Margaret Bowman obituary

Margaret Bowman in the 1980s
Margaret Bowman, pictured in the 1980s, was a lecturer in urban politics at Monash University in Melbourne Photograph: provided by friend

My mother, Margaret Bowman, who has died aged 103, was a distinguished Australian academic and writer. She wrote and edited many books about local government and communities, and is best known for Reformers: Shaping Australian Society from the 60s to the 80s, co-written with the journalist Michelle Grattan.

Born in Leeds, the youngest of two daughters of Flora (nee Johnson) and Herbert Stanton, a teacher, Margaret went to Leeds girls high school, then studied domestic science and trained as a teacher at the Yorkshire Training College of Housecraft. While teaching domestic science at Oxford high school, she met John Bowman at a political meeting in the city, where he was undertaking a DPhil. They were married in 1944 and went on to have a large family.
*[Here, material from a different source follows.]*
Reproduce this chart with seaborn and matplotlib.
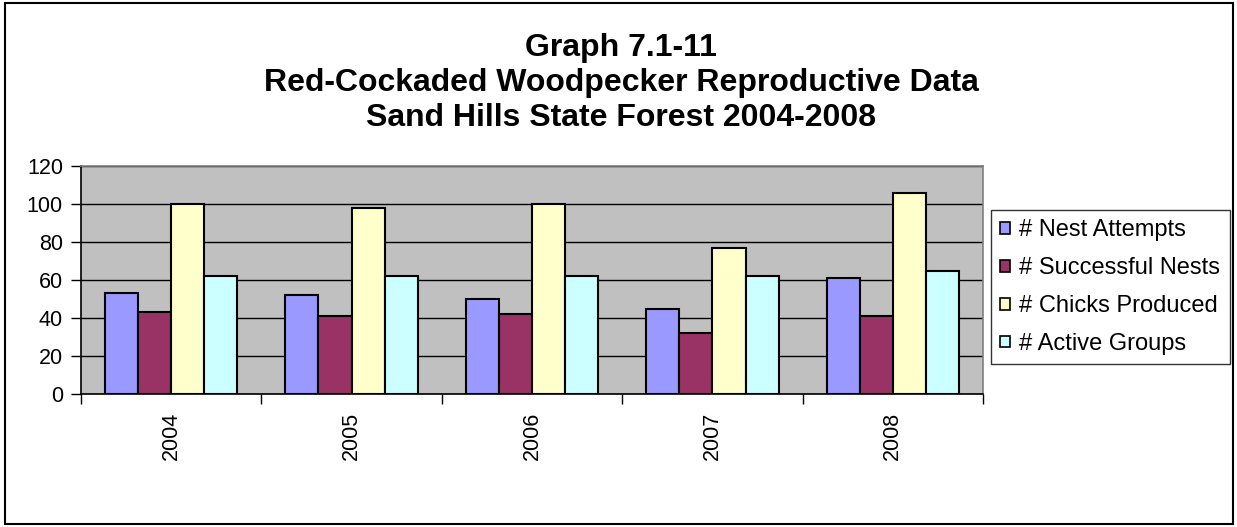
import matplotlib
matplotlib.use("Agg")
import matplotlib.pyplot as plt
import seaborn as sns
import pandas as pd
from matplotlib.patches import Rectangle

years = ["2004", "2005", "2006", "2007", "2008"]
nest_attempts = [53, 52, 50, 45, 61]
successful_nests = [43, 41, 42, 32, 41]
chicks_produced = [100, 98, 100, 77, 106]
active_groups = [62, 62, 62, 62, 65]
series_names = ["# Nest Attempts", "# Successful Nests", "# Chicks Produced", "# Active Groups"]
series_colors = ["#9999FF", "#993366", "#FFFFCC", "#CCFFFF"]
title_lines = ["Graph 7.1-11",
               "Red-Cockaded Woodpecker Reproductive Data",
               "Sand Hills State Forest 2004-2008"]

series_values = [nest_attempts, successful_nests, chicks_produced, active_groups]
records = []
for name, values in zip(series_names, series_values):
    for year, v in zip(years, values):
        records.append({"Year": year, "Series": name, "Value": v})
df = pd.DataFrame(records)

sns.set_theme(style="white")
plt.rcParams["font.family"] = ["Liberation Sans", "DejaVu Sans"]
plt.rcParams["text.color"] = "black"
plt.rcParams["xtick.color"] = "black"
plt.rcParams["ytick.color"] = "black"
plt.rcParams["xtick.labelcolor"] = "black"
plt.rcParams["ytick.labelcolor"] = "black"

W, H = 1237, 527
fig = plt.figure(figsize=(W / 100, H / 100), dpi=100)
fig.patch.set_facecolor("white")

# outer chart border
fig.patches.append(Rectangle((5 / W, 3 / H), (1233 - 5) / W, (524 - 3) / H,
                             transform=fig.transFigure, fill=False,
                             edgecolor="black", linewidth=1.5))

ax = fig.add_axes([81 / W, 1 - 394 / H, (983 - 81) / W, (394 - 166) / H])
sns.barplot(data=df, x="Year", y="Value", hue="Series", order=years,
            hue_order=series_names, palette=series_colors, saturation=1,
            width=0.734, edgecolor="black", linewidth=1.5, errorbar=None,
            ax=ax, zorder=3)

ax.set_facecolor("#C0C0C0")
ax.set_xlim(-0.5, len(years) - 0.5)
ax.set_ylim(0, 120)
ax.set_yticks(range(0, 121, 20))
ax.yaxis.grid(True, color="black", linewidth=1)
ax.xaxis.grid(False)
ax.set_axisbelow(True)
ax.set_xlabel("")
ax.set_ylabel("")

ax.set_xticks(range(len(years)))
ax.set_xticklabels(years, rotation=90, fontsize=15.5, color="black")
ax.set_xticks([i - 0.5 for i in range(len(years) + 1)], minor=True)
ax.tick_params(axis="x", which="major", length=0, pad=13)
ax.tick_params(axis="x", which="minor", length=7, width=1, color="black", direction="out", bottom=True)
ax.tick_params(axis="y", which="major", length=7, width=1, color="black", pad=6,
               labelsize=15.5, labelcolor="black", direction="out", left=True)

for side in ["left", "bottom"]:
    ax.spines[side].set_color("black")
    ax.spines[side].set_linewidth(1.2)
for side in ["top", "right"]:
    ax.spines[side].set_color("#808080")
    ax.spines[side].set_linewidth(1.2)

ax.legend_.remove()
handles = [Rectangle((0, 0), 1, 1, facecolor=c, edgecolor="black", linewidth=1.2)
           for c in series_colors]
leg = fig.legend(handles, series_names, loc="upper left",
                 bbox_to_anchor=(991 / W, 1 - 210 / H), borderaxespad=0,
                 fontsize=17, frameon=True, fancybox=False, shadow=False,
                 handlelength=0.4, handleheight=0.4, handletextpad=0.4,
                 labelspacing=0.67, borderpad=0.4, labelcolor="black")
leg.get_frame().set_edgecolor("black")
leg.get_frame().set_linewidth(1.0)

for line, y in zip(title_lines, [48, 83, 118]):
    fig.text(0.502, 1 - y / H, line, ha="center", va="center",
             fontsize=23, fontweight="bold", color="black")

fig.savefig("out.png", dpi=100)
In 1959, John was appointed chair of a department at Melbourne University, and the family, with the youngest still a baby, moved from Leeds to Australia. Margaret decided the best way to learn about her new country was as a student. She gained first-class honours in political science and an MA in art history from Melbourne University, then, in the late 1960s, became lecturer in politics at Monash University, also in Melbourne, specialising in urban politics, the subject of her first PhD.

Margaret Bowman on her 103rd birthday
Margaret Bowman on her 103rd birthday Photograph: from family/Unknown

In the mid-70s, when my father’s ill heath led to his early retirement, my parents moved to Creswick, near Ballarat, and, after a period of commuting to Monash, Margaret took a job as principal lecturer at Ballarat College of Advanced Education (c1978-86). In 2011, she was awarded the Order of Australia medal for services to local government.

Margaret always had a project on the go, despite her family commitments. After retirement she taught English to Vietnamese refugees, studied French and completed a second PhD, Painters and Politics in the Ancien Regime, a study of some of the artistic institutions established by Jean-Baptiste Colbert in 17th-century France. Her love of France was the result of a 1936 school exchange to Lille. Her lifelong friendship with Gisele Leblanc, whose family hosted Margaret on the trip, involved regular visits to the country until she was in her late 80s.

Margaret joined the Melbourne Athenaeum Library in her 80s, and wrote scholarly articles about the organisation’s early development. In 2011, she was awarded an honorary State Library of Victoria creative fellowship to study the life and art of George Alexander Gilbert, one of the Athenaeum’s early secretaries, resulting in her book Cultured Colonists (2014).

In 2021, in an interview for the 100 Project, a video series on centenarians, Margaret stressed the importance of older people being computer literate and able to connect through social media.

John died in 2006. Margaret is survived by six children, Anna, Sara, Helen, Katy, Dina and David – a daughter, Mary, died in infancy and a son, Andrew, died in 2017 – plus 17 grandchildren and 10 great-grandchildren, based in Australia, the UK, France and Kenya.